PostgreSQL (Edge)
Hevo Edge supports the following variations of PostgreSQL as a Source:
Handling Source Partitioned Tables
PostgreSQL allows partitioning tables into smaller pieces, where each piece is stored as a separate table in the database. For PostgreSQL version 12 and above, Hevo Edge supports loading data from your partitioned tables, and for this, the Split table partition option has been provided. You can enable or disable this option while configuring your PostgreSQL Source (any variant) in the Edge Pipeline. This option determines whether data from your partitioned table is loaded into a single Destination table or independent tables. However, for PostgreSQL versions 13 onwards, Hevo also uses the value of the parameter publish_via_partition_root in the specified publication key to determine this behavior.

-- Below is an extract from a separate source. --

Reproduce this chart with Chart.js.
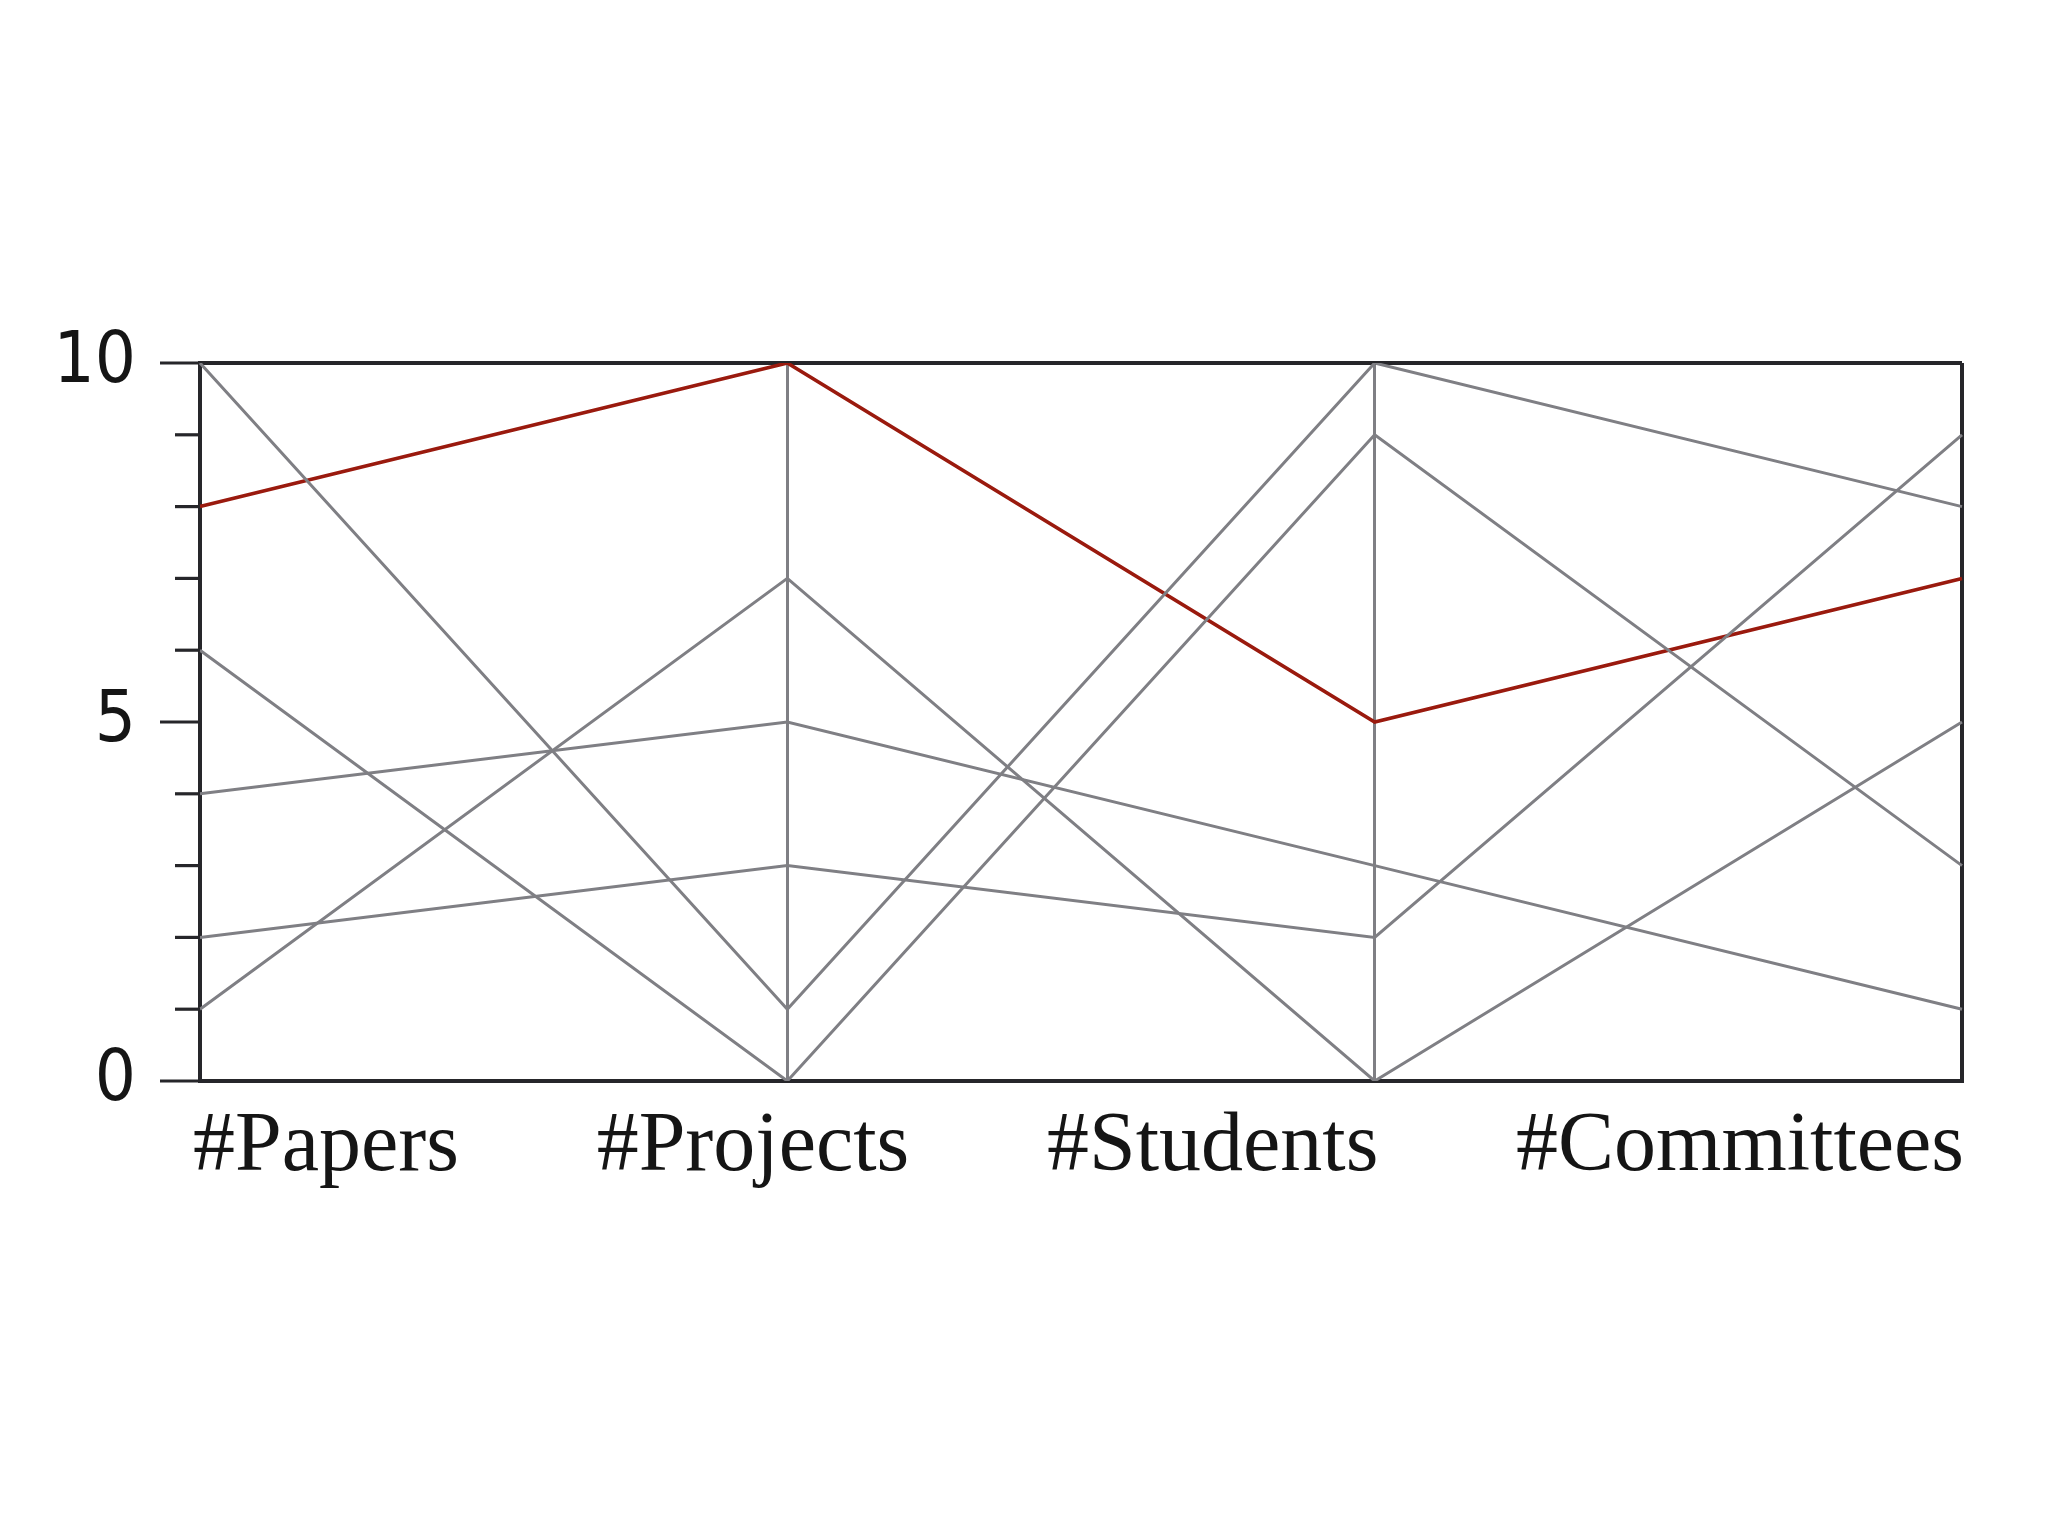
<!DOCTYPE html>
<html>
<head>
<meta charset="utf-8">
<script src="https://cdn.jsdelivr.net/npm/chart.js@4.4.1/dist/chart.umd.min.js"></script>
<style>
  html, body { margin: 0; padding: 0; background: #ffffff; }
  #wrap { width: 2048px; height: 1536px; }
</style>
</head>
<body>
<div id="wrap"><canvas id="c" width="2048" height="1536"></canvas></div>
<script>
// ---- data ----
const categories = ['#Papers', '#Projects', '#Students', '#Committees'];
const line1 = [10, 1, 10, 8];
const line2 = [6, 0, 9, 3];
const line3 = [4, 5, 3, 1];
const line4 = [2, 3, 2, 9];
const line5 = [1, 7, 0, 5];
const highlighted = [8, 10, 5, 7];
const yTickLabels = [0, 5, 10];

const GRAY = '#7f7f84';
const RED = '#9a1a0e';
const DARK = '#26262a';

function grayDs(data) {
  return { data, borderColor: GRAY, borderWidth: 3, pointRadius: 0, tension: 0, fill: false };
}

const minorTicks = {
  id: 'minorTicks',
  afterDraw(chart) {
    const ctx = chart.ctx, y = chart.scales.y, a = chart.chartArea;
    ctx.save();
    ctx.strokeStyle = DARK;
    ctx.lineWidth = 3.2;
    for (let v = 1; v < 10; v++) {
      if (yTickLabels.includes(v)) continue;
      const py = y.getPixelForValue(v);
      ctx.beginPath();
      ctx.moveTo(a.left - 25, py);
      ctx.lineTo(a.left, py);
      ctx.stroke();
    }
    ctx.restore();
  }
};

const justifiedLabels = {
  id: 'justifiedLabels',
  afterDraw(chart) {
    const ctx = chart.ctx, a = chart.chartArea;
    ctx.save();
    ctx.font = '84px "Liberation Serif", "DejaVu Serif", serif';
    ctx.fillStyle = '#151515';
    ctx.textBaseline = 'alphabetic';
    ctx.textAlign = 'left';
    const left = a.left - 7, right = a.right + 2;
    const widths = categories.map(t => ctx.measureText(t).width);
    const total = widths.reduce((s, w) => s + w, 0);
    const gap = (right - left - total) / (categories.length - 1);
    let x = left;
    const baseline = a.bottom + 89;
    categories.forEach((t, i) => {
      ctx.fillText(t, x, baseline);
      x += widths[i] + gap;
    });
    ctx.restore();
  }
};

new Chart(document.getElementById('c'), {
  type: 'line',
  data: {
    labels: categories,
    datasets: [grayDs(line1), grayDs(line2), grayDs(line3), grayDs(line4), grayDs(line5),
      { data: highlighted, borderColor: RED, borderWidth: 3.6, pointRadius: 0, tension: 0, fill: false }]
  },
  options: {
    responsive: false,
    animation: false,
    layout: { padding: { left: 0, right: 86, top: 363, bottom: 455 } },
    plugins: { legend: { display: false }, tooltip: { enabled: false }, title: { display: false } },
    scales: {
      x: {
        type: 'category',
        offset: false,
        afterFit: s => { s.height = 0; },
        ticks: { display: false },
        border: { display: true, color: DARK, width: 4 },
        grid: {
          display: true,
          drawTicks: false,
          color: c => (c.index === 0 || c.index === categories.length - 1) ? DARK : GRAY,
          lineWidth: c => (c.index === 0 || c.index === categories.length - 1) ? 4 : 3
        }
      },
      y: {
        min: 0,
        max: 10,
        afterFit: s => { s.width = 200; },
        ticks: {
          stepSize: 1,
          autoSkip: false,
          padding: 24,
          color: '#151515',
          font: { family: '"Liberation Sans Narrow", "DejaVu Sans Condensed", sans-serif', size: 72 },
          callback: v => yTickLabels.includes(v) ? String(v) : ''
        },
        border: { display: true, color: DARK, width: 4 },
        grid: {
          display: true,
          drawTicks: true,
          tickLength: 40,
          tickWidth: 3.2,
          tickColor: c => (c.tick && yTickLabels.includes(c.tick.value)) ? DARK : 'rgba(0,0,0,0)',
          color: c => (c.tick && (c.tick.value === 0 || c.tick.value === 10)) ? DARK : 'rgba(0,0,0,0)',
          lineWidth: 4
        }
      }
    }
  },
  plugins: [minorTicks, justifiedLabels]
});
</script>
</body>
</html>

The following table explains Edge’s behavior for loading data from partitioned tables based on these two parameters:
PostgreSQL Version: 12
Value of publish_via_partition_root |
Split table partition Enabled? | Hevo Behavior |
---|---|---|
Not applicable | No (FALSE) | An error message is displayed, as this configuration is not supported. |
Yes (TRUE) | The Source table’s partitions are treated as separate entities, and data from them is loaded into individual tables at the Destination. |
PostgreSQL Version: 13 and above
Value of publish_via_partition_root |
Split table partition Enabled? | Hevo Behavior |
---|---|---|
TRUE | Yes (TRUE) | An error message is displayed, as this configuration is not supported. |
TRUE | No (FALSE) | The partitioned table is treated as a single entity, and its data is loaded into a single Destination table. |
FALSE | No (FALSE) | An error message is displayed, as this configuration is not supported. |
FALSE | Yes (TRUE) | The Source table’s partitions are treated as separate entities, and data from them is loaded into individual tables at the Destination. |
Handling Toast Data
PostgreSQL allows for columns to store large amounts of data. For this, it uses The Oversized-Attribute Storage Technique (TOAST), where if the column value exceeds a certain threshold (around 8 KB, the default page size in PostgreSQL), it is compacted and may also be stored in a separate TOAST table. Such a column is referred to as a TOASTed column.
Hevo Edge identifies the toasted columns in the ingested data and replicates data from them to your Destination tables using the merge operation.
Note: Hevo Edge does not replicate data from toasted columns if your Pipeline loads data in the Append mode.
Resolving Data Loss in Paused Pipelines
For log-based Edge Pipelines created with any variant of the PostgreSQL Source, the data to be replicated is identified from the write-ahead logs (WAL) by the publications created on the database tables. Hence, disabling the log-based Pipeline may lead to data loss, as the corresponding WAL segment may have been deleted. The log can get deleted due to the expiry of its retention period or limited storage space in the case of large log files.
If you notice a data loss in your Edge Pipeline after enabling it, resync the Pipeline. The Resync Pipeline action restarts the historical load for all the active objects in your Pipeline, thus recovering any lost data.
Note: The re-ingested data does not count towards your quota consumption and is not billed.